Ultimately, I think this is a sad state of affairs for a movie-buff to posses. In the fictional world a movie fan lives in, one has to ask the question; Do fictional creations live and breathe like we do? Or are they nothing more than ersatz replicas of what most of us wish we were.

Every movie goer faces the decision in one fashion or another. Maybe they don't realize they do--but they do. So let me be the contrarian here. I would like to disagree with the more popular opinion.

I actually liked No Time To Die. And I thought it was a proper and fitting end to a marvelous Daniel Craig run as James Bond.

In this last movie, we see a vulnerable James Bond. A more humane--and human--James Bond. We see a man filled with regrets. With the weight of past mistakes weighing him down mentally. With loves lost--in many respects to his bad decisions--adding to that emotional weight. We see a man who has seen friends, many of his friends, die in front of his eyes. We see, in the end, a man weighted down by his conscience and has become extremely weary carrying that load.

And, in the end, we see a man who realizes he will never acquire the one thing which gives him the fullest measure of satisfaction. The one thing which might hold back the emotional weight bearing down on him that might, just might, allow him to become alive again. 

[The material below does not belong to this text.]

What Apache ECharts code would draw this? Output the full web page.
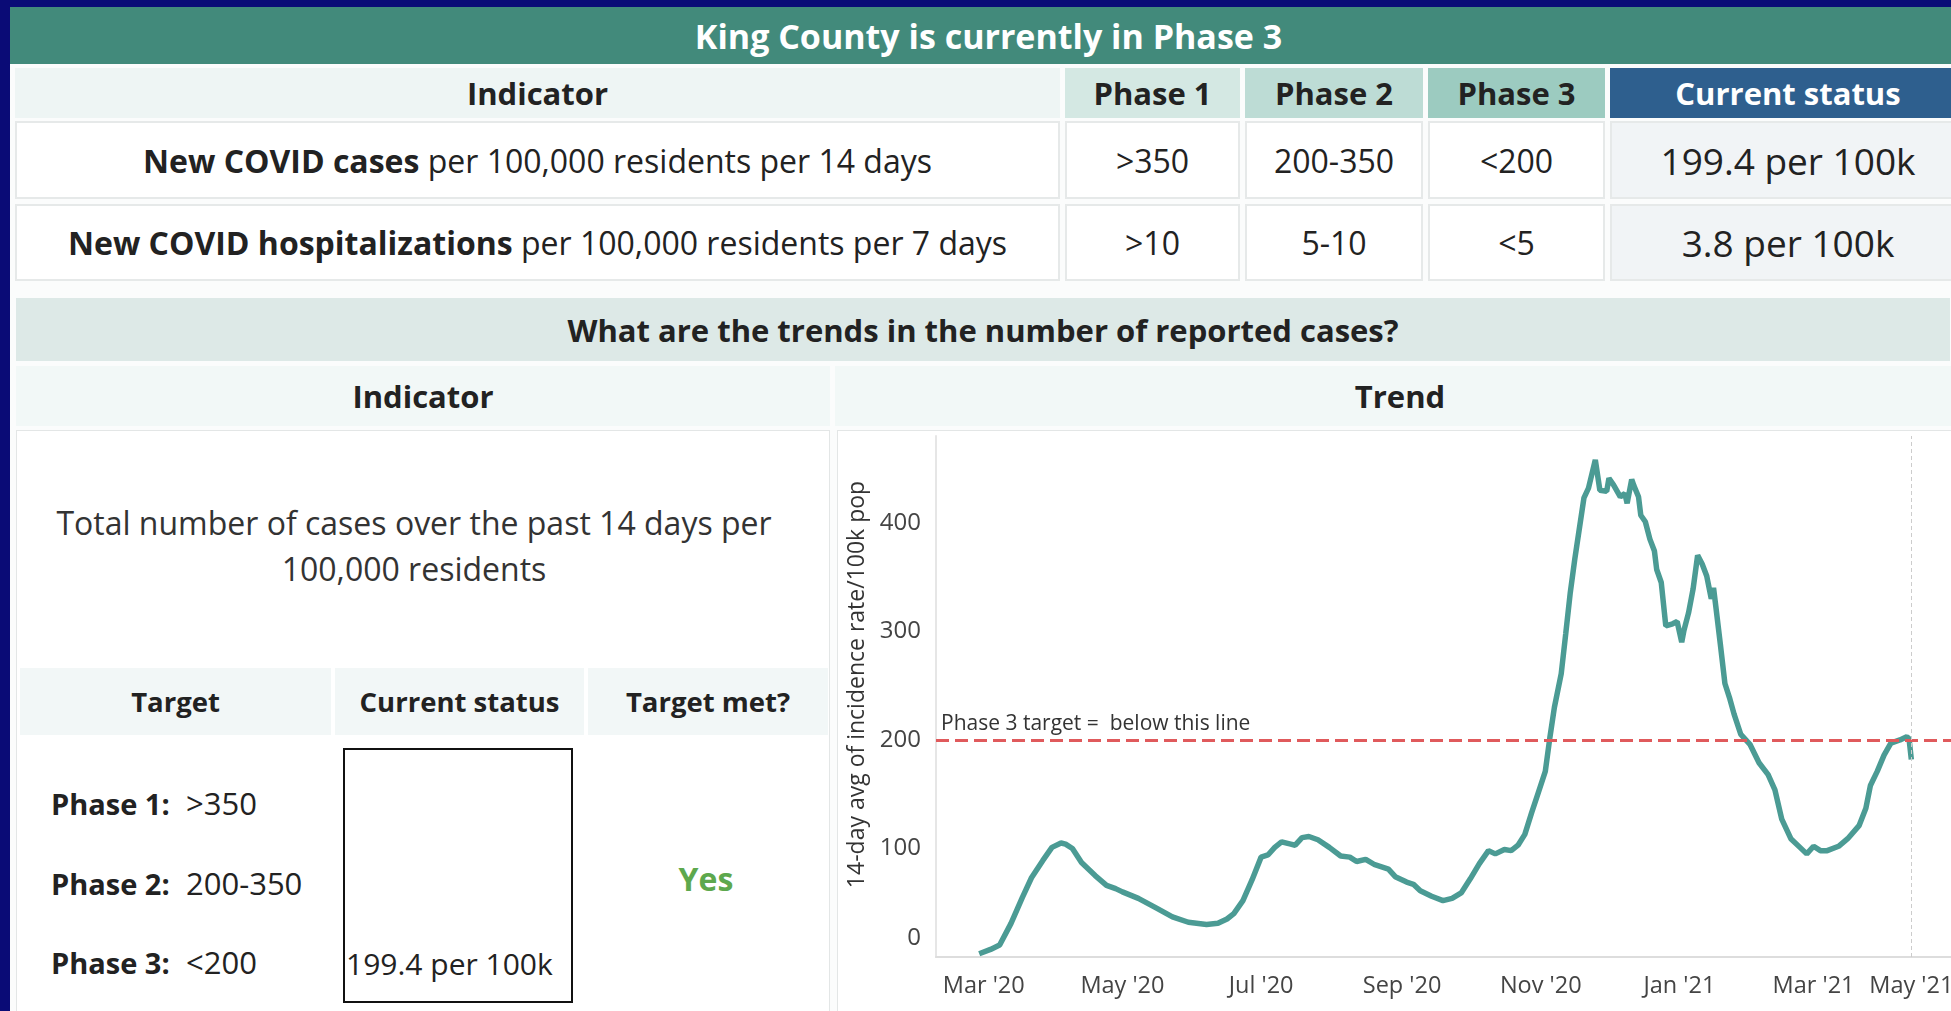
<!DOCTYPE html>
<html>
<head>
<meta charset="utf-8">
<title>King County Phase 3</title>
<script src="https://cdn.jsdelivr.net/npm/echarts@6/dist/echarts.min.js"></script>
<style>
  body {
    margin: 0;
    width: 1951px;
    height: 1011px;
    overflow: hidden;
    position: relative;
    background: #0a0b76;
    font-family: "Open Sans", sans-serif;
    color: #222;
  }
  .abs { position: absolute; box-sizing: border-box; }
  .cell {
    position: absolute;
    box-sizing: border-box;
    display: flex;
    align-items: center;
    justify-content: center;
    white-space: nowrap;
  }
  .sheet { left: 10px; top: 7px; width: 1960px; height: 1010px; background: #fbfcfc; }
  .title { left: 10px; top: 7px; width: 1957px; height: 57px; background: #428a7b; color: #fff; font-weight: 700; font-size: 34px; }
  .hdr { top: 68px; height: 50px; font-weight: 700; font-size: 31px; }
  .row1 { top: 121px; height: 78px; font-size: 32px; background: #fff; border: 2px solid #e6e9e9; }
  .row2 { top: 204px; height: 77px; font-size: 32px; background: #fff; border: 2px solid #e6e9e9; }
  .status { background: #f1f4f6; font-size: 37px; }
  .c0 { left: 15px; width: 1045px; }
  .c1 { left: 1065px; width: 175px; }
  .c2 { left: 1245px; width: 178px; }
  .c3 { left: 1428px; width: 177px; }
  .c4 { left: 1610px; width: 356px; }
  .band { left: 16px; top: 298px; width: 1934px; height: 63px; background: #dde9e7; font-weight: 700; font-size: 31px; }
  .sub { top: 366px; height: 60px; background: #f2f8f7; font-weight: 700; font-size: 31px; }
  .panel { top: 430px; height: 600px; background: #fff; border: 1px solid #e3e6e6; }
  .tgt { top: 668px; height: 67px; background: #f2f7f7; font-weight: 700; font-size: 27.5px; }
  .ph { position: absolute; font-size: 31px; line-height: 36px; white-space: nowrap; }
  .ph b { display: inline-block; width: 135px; font-size: 29px; }
</style>
</head>
<body>
<div class="abs sheet"></div>
<div class="cell title">King County is currently in Phase 3</div>

<div class="cell hdr c0" style="background:#eef5f4">Indicator</div>
<div class="cell hdr c1" style="background:#d4e8e3">Phase 1</div>
<div class="cell hdr c2" style="background:#bddcd5">Phase 2</div>
<div class="cell hdr c3" style="background:#9ccbc0">Phase 3</div>
<div class="cell hdr c4" style="background:#2e5f8e;color:#fff">Current status</div>

<div class="cell row1 c0"><b>New COVID cases</b>&nbsp;per 100,000 residents per 14 days</div>
<div class="cell row1 c1">&gt;350</div>
<div class="cell row1 c2">200-350</div>
<div class="cell row1 c3">&lt;200</div>
<div class="cell row1 c4 status">199.4 per 100k</div>

<div class="cell row2 c0"><b>New COVID hospitalizations</b>&nbsp;per 100,000 residents per 7 days</div>
<div class="cell row2 c1">&gt;10</div>
<div class="cell row2 c2">5-10</div>
<div class="cell row2 c3">&lt;5</div>
<div class="cell row2 c4 status">3.8 per 100k</div>

<div class="cell band">What are the trends in the number of reported cases?</div>
<div class="cell sub" style="left:16px;width:814px">Indicator</div>
<div class="cell sub" style="left:835px;width:1130px">Trend</div>

<div class="abs panel" style="left:16px;width:814px"></div>
<div class="abs panel" style="left:837px;width:1130px"></div>

<div class="abs" style="left:16px;top:500px;width:796px;text-align:center;font-size:32px;line-height:46px;color:#333">
  Total number of cases over the past 14 days per<br>100,000 residents
</div>

<div class="cell tgt" style="left:20px;width:311px">Target</div>
<div class="cell tgt" style="left:335px;width:249px">Current status</div>
<div class="cell tgt" style="left:588px;width:240px">Target met?</div>

<div class="ph" style="left:51px;top:785px"><b>Phase 1:</b>&gt;350</div>
<div class="ph" style="left:51px;top:865px"><b>Phase 2:</b>200-350</div>
<div class="ph" style="left:51px;top:944px"><b>Phase 3:</b>&lt;200</div>

<div class="abs" style="left:343px;top:748px;width:230px;height:255px;border:2px solid #111"></div>
<div class="ph" style="left:346px;top:946px;font-size:30px">199.4 per 100k</div>
<div class="cell" style="left:600px;top:850px;width:212px;height:56px;color:#5da84d;font-weight:700;font-size:32px">Yes</div>

<div id="chart" class="abs" style="left:837px;top:430px;width:1200px;height:581px"></div>

<script>
// 14-day case rate per 100k
var dates = [
  '2020-02-28', '2020-03-04', '2020-03-08', '2020-03-13', '2020-03-18', '2020-03-22', '2020-03-27', '2020-03-31',
  '2020-04-04', '2020-04-06', '2020-04-09', '2020-04-13', '2020-04-19', '2020-04-24', '2020-04-28', '2020-05-01',
  '2020-05-08', '2020-05-16', '2020-05-23', '2020-05-30', '2020-06-07', '2020-06-12', '2020-06-16', '2020-06-19',
  '2020-06-23', '2020-06-27', '2020-07-01', '2020-07-04', '2020-07-07', '2020-07-10', '2020-07-14', '2020-07-16',
  '2020-07-19', '2020-07-22', '2020-07-26', '2020-07-31', '2020-08-05', '2020-08-09', '2020-08-12', '2020-08-16',
  '2020-08-20', '2020-08-26', '2020-08-29', '2020-09-03', '2020-09-06', '2020-09-09', '2020-09-14', '2020-09-19',
  '2020-09-23', '2020-09-27', '2020-10-01', '2020-10-05', '2020-10-09', '2020-10-12', '2020-10-16', '2020-10-19',
  '2020-10-22', '2020-10-25', '2020-10-28', '2020-10-31', '2020-11-03', '2020-11-05', '2020-11-07', '2020-11-10',
  '2020-11-12', '2020-11-14', '2020-11-16', '2020-11-18', '2020-11-20', '2020-11-22', '2020-11-25', '2020-11-27',
  '2020-11-30', '2020-12-01', '2020-12-03', '2020-12-06', '2020-12-08', '2020-12-09', '2020-12-11', '2020-12-12',
  '2020-12-14', '2020-12-15', '2020-12-17', '2020-12-19', '2020-12-21', '2020-12-22', '2020-12-24', '2020-12-26',
  '2020-12-29', '2020-12-31', '2021-01-02', '2021-01-03', '2021-01-05', '2021-01-07', '2021-01-09', '2021-01-11',
  '2021-01-13', '2021-01-15', '2021-01-16', '2021-01-17', '2021-01-19', '2021-01-21', '2021-01-23', '2021-01-25',
  '2021-01-28', '2021-02-01', '2021-02-05', '2021-02-09', '2021-02-12', '2021-02-15', '2021-02-19', '2021-02-23',
  '2021-02-26', '2021-03-01', '2021-03-04', '2021-03-07', '2021-03-12', '2021-03-16', '2021-03-21', '2021-03-24',
  '2021-03-26', '2021-03-29', '2021-04-01', '2021-04-04', '2021-04-08', '2021-04-11', '2021-04-12', '2021-04-13'
];
var rates = [
  3, 7, 11, 31, 55, 73, 89, 101,
  105, 104, 100, 87, 75, 66, 63, 60,
  54, 45, 37, 32, 30, 31, 35, 40,
  52, 71, 92, 94, 101, 106, 104, 103,
  110, 111, 108, 101, 93, 92, 88, 90,
  85, 81, 74, 69, 67, 61, 56, 52,
  54, 59, 72, 86, 98, 95, 99, 98,
  103, 113, 133, 152, 171, 202, 230, 261,
  298, 336, 367, 395, 423, 432, 458, 430,
  429, 441, 435, 424, 427, 418, 440, 434,
  424, 407, 401, 385, 374, 357, 345, 305,
  307, 309, 290, 301, 317, 339, 370, 362,
  351, 330, 340, 323, 288, 252, 239, 224,
  205, 196, 179, 168, 154, 127, 109, 101,
  95, 102, 98, 98, 102, 109, 121, 137,
  158, 171, 186, 197, 200, 203, 201, 182
];
var tickDates = ['2020-03-01', '2020-05-01', '2020-07-01', '2020-09-01', '2020-11-01', '2021-01-01', '2021-03-01', '2021-04-13'];
var tickLabels = ["Mar '20", "May '20", "Jul '20", "Sep '20", "Nov '20", "Jan '21", "Mar '21", "May '21"];
var yTicks = [0, 100, 200, 300, 400];
var target = 200;

function toTime(s) {
  var p = s.split('-');
  return new Date(+p[0], +p[1] - 1, +p[2]).getTime();
}

var tickTimes = tickDates.map(toTime);
var font = '"Open Sans", sans-serif';

var chart = echarts.init(document.getElementById('chart'));
chart.setOption({
  animation: false,
  grid: { left: 99, top: 6, right: 37, bottom: 54, containLabel: false, outerBoundsMode: 'none' },
  xAxis: {
    type: 'value',
    min: toTime('2020-02-09'),
    max: toTime('2021-05-22'),
    axisLine: { lineStyle: { color: '#dddddd', width: 2 } },
    axisTick: { show: false },
    splitLine: { show: false },
    axisLabel: {
      customValues: tickTimes,
      hideOverlap: false,
      color: '#444',
      fontSize: 23.5,
      fontFamily: font,
      margin: 17,
      formatter: function (val) {
        for (var i = 0; i < tickTimes.length; i++) {
          if (Math.abs(tickTimes[i] - val) < 43200000) return tickLabels[i];
        }
        return '';
      }
    }
  },
  yAxis: {
    type: 'value',
    min: 0,
    max: 480,
    name: '14-day avg of incidence rate/100k pop',
    nameLocation: 'middle',
    nameGap: 64,
    nameTextStyle: { color: '#333', fontSize: 23, fontFamily: font, padding: [0, 0, 0, 24] },
    axisLine: { show: true, lineStyle: { color: '#e6e6e6', width: 2 } },
    axisTick: { show: false },
    splitLine: { show: false },
    axisLabel: {
      customValues: yTicks,
      color: '#444',
      fontSize: 24,
      fontFamily: font,
      margin: 15,
      formatter: function (v) { return v === 0 ? '{z|0}' : String(v); },
      rich: { z: { fontSize: 24, fontFamily: font, color: '#444', padding: [0, 0, 38, 0] } }
    }
  },
  series: [{
    type: 'line',
    data: dates.map(function (d, i) { return [toTime(d), rates[i]]; }),
    showSymbol: false,
    lineStyle: { color: '#4b9b94', width: 5.5 },
    itemStyle: { color: '#4b9b94' },
    markLine: {
      silent: true,
      symbol: ['none', 'none'],
      data: [
        {
          yAxis: target,
          lineStyle: { color: '#e05a5c', type: [13, 6], width: 3 },
          label: {
            show: true,
            position: 'insideStartTop',
            formatter: 'Phase 3 target =  below this line',
            color: '#333',
            fontSize: 21,
            fontFamily: font,
            distance: 5
          }
        },
        {
          xAxis: toTime(dates[dates.length - 1]),
          lineStyle: { color: '#cccccc', type: [4, 3], width: 1 },
          label: { show: false }
        }
      ]
    }
  }]
});
</script>
</body>
</html>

He discovers he has a child of his own. A child born to a woman he once loved--and actually still loves--but rejected because of  what he truly is. 

Frankly, to me, this story was like a modernized version of a Greek tragedy. The hero of the story is not actually a true hero. In reality, he's a flawed soul condemned by the Fates because of that flaw he has always denied to himself. Until too late.

I can identify with this version of James Bond. A flawed man who knew it was time to accept his Fate. Accept his Fate and allow those he deeply loves to move on with their lives. Without him.